All the Better to See With: Avoiding Wolves Dressed Up Like Clients

There’s a knot in your belly. Earlier today you received an email from your client asking you to wire the proceeds of a large real estate transaction to an updated account number. You complied, of course. It’s their money after all.

At least, you thought it was your client. It looked like an email from your client. It read like an email from your client. And they knew all the details of the transaction. But now your client is saying they never sent such an email and never received the funds you transferred.

You’re the victim of wire fraud, you’ve lost trust funds belonging to your client, and your basic malpractice insurance may not cover what could be a massive amount of liability.

In these scenarios, fraudsters can discover the details of a specific matter involving a large sum being held in a trust account. These details may be gleaned from gaining access to a lawyer or staff member’s email account and reviewing all communications related to a legal matter, or the details could be acquired from another party. But somehow, the fraudster learns enough to convincingly disguise themselves as a known party entitled to funds held in the trust by the lawyer. The fraudster then sends the lawyer a phony email giving “instructions” for funds to be transferred to an account controlled by them. And with one click, hundreds of thousands, or even millions of dollars can be lost.

Thankfully, there are things you can do to help avoid experiencing these nightmare scenarios.

1) Call before you click.

If you receive instructions by email from a client, other lawyer, or third party that involves transfer of funds, always pick up the phone and call the individual to verbally confirm those instructions.

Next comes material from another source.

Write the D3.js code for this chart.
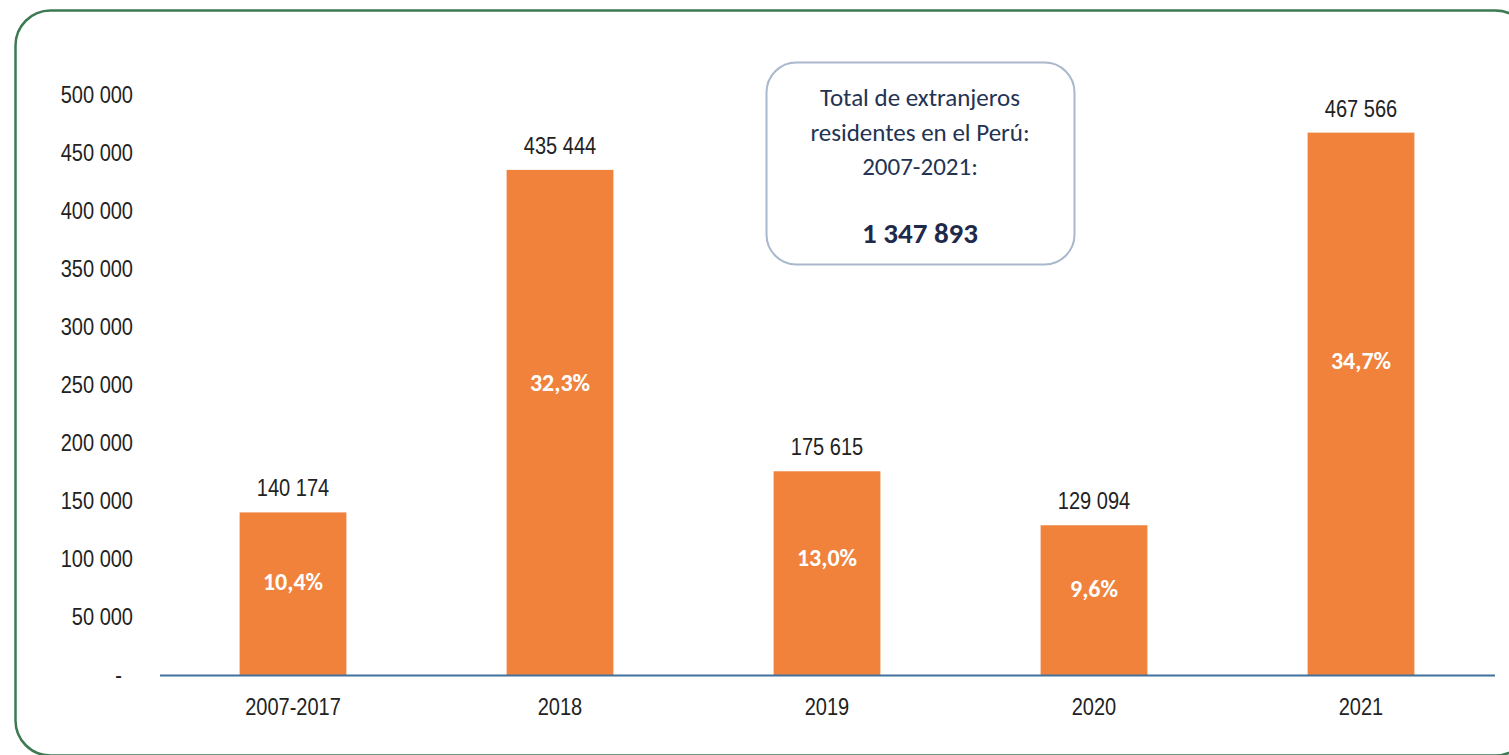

2) Train your lawyers and staff

Make sure all the lawyers and support staff in your firm are aware of the likelihood of spear-phishing attacks and phony wire transfer instructions, as well as the need to verbally confirm any changes to wire-transfer instructions received by email.

3) Warn your clients

Alert your clients of the dangers associated with wire fraud and advise them to verbally confirm with your firm any bank account details received by email.